I had the most rewarding day on the job I have ever enjoyed thus far. So that's round about 7 years, which I realise makes me wet behind the ears in Librarian time.

But I don't care.

I know a lot of people that come into contact with me wonder why I choose the hard road in life. I stand and fight against impossible odds or I'll fold meekly in a seemingly unpredictable fashion, and certainly in a manner that would lead a cursory examiner to conclude strange things. A lot of it's cultural.

But really, days like this are why I do what I do.

I'm about to leave the position I'm in now. This is public knowledge at this point in the game. My CV's making the rounds, I'm mulling my course over, scheduling interviews, et cetera. Of course my Board had prior knowledge of this.

It's the time of year my glorious summer Patrons go back to whence they came, which has always been a terribly bittersweet time of year for me.

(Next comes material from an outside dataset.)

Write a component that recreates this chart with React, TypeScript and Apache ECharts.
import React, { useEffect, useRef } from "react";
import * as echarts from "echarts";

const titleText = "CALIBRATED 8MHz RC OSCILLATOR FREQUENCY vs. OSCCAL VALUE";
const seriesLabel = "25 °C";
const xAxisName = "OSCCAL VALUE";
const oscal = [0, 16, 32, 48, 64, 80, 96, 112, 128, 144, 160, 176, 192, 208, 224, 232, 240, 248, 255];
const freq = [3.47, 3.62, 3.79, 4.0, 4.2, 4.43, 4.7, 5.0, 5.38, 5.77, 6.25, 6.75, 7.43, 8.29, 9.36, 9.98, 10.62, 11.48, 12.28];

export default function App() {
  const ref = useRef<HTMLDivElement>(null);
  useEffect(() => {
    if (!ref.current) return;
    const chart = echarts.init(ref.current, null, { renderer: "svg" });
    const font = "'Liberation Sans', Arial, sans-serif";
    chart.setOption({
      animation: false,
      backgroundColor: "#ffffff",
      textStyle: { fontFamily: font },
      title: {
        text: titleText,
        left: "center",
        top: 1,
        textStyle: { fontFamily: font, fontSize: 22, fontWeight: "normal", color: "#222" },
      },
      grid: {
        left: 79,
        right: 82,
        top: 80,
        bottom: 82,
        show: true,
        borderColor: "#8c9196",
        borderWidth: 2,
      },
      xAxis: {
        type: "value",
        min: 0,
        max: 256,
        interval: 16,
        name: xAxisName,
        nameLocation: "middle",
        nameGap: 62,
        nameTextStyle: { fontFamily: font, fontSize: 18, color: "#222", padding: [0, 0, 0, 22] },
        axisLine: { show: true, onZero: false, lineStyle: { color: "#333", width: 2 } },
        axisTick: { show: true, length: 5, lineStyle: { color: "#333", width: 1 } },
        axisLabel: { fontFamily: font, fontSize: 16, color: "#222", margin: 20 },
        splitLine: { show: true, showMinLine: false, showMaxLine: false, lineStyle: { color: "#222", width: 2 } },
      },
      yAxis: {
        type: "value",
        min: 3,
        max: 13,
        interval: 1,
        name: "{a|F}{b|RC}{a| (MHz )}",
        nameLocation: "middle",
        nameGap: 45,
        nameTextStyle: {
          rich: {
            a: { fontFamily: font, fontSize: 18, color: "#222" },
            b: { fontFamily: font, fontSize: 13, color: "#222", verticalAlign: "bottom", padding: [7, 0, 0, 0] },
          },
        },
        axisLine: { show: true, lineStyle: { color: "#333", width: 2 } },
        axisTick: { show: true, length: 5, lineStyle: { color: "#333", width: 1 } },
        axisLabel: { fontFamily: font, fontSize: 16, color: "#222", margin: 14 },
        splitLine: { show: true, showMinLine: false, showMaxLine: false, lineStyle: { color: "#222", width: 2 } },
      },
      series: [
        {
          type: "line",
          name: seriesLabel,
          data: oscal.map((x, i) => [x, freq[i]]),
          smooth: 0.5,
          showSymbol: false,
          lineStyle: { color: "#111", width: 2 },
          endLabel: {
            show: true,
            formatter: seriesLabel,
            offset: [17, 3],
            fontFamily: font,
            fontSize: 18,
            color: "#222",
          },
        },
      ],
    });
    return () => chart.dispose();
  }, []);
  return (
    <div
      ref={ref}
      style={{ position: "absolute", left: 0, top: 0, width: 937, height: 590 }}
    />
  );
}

Let's toss out the bitter, as this is pure sap, and focus only on the sweet.

This is the time of year where I get to enjoy thorough, boundary defying philosophical banter with Patrons.

One of them egged me on to talk about (of all things) C++ and my pathetic attempts at learning the aforementioned.

Next up was ye olde standby. He's thankfully a full year resident with whom I get to discuss dinnseanchas; surely we're the only 2 fools on the planet that truly love such an obscure topic, and he really lowers his bar to engage in conversation with the likes of me. Yer man reads Ordnance Survey after Ordnance Survey. I'm much more anecdotal and folksy in my approach.

This was closely followed by sister in laws, one at a time, who are avid popular fiction readers and truly the sweetest folks around. So I got to inflict my Reader's Advisory skills upon the unsuspecting.

But the best conversation was surely the last. For some time, a youngish widow has frequented my Library. She's as sexist as I, so I'm fairly free to speak around her. She's a sort of closet Indian, as well, so that doesn't hurt. I forced my storytelling on her as we spoke of promises. She was a paralegal, so we swapped Law Office horror stories. And as always, the topic turned to her late beloved.

I cross so many damned boundaries in providing service I feel like a Sherman Tank with a Fence Catcher modification.

But it's the mowing down of the unsuspecting that brings about the sharing of life experiences and the accumulation of emotional wisdom and healing.

It's not about the books - it's the understanding that the books bring about. And I got that today. In spades.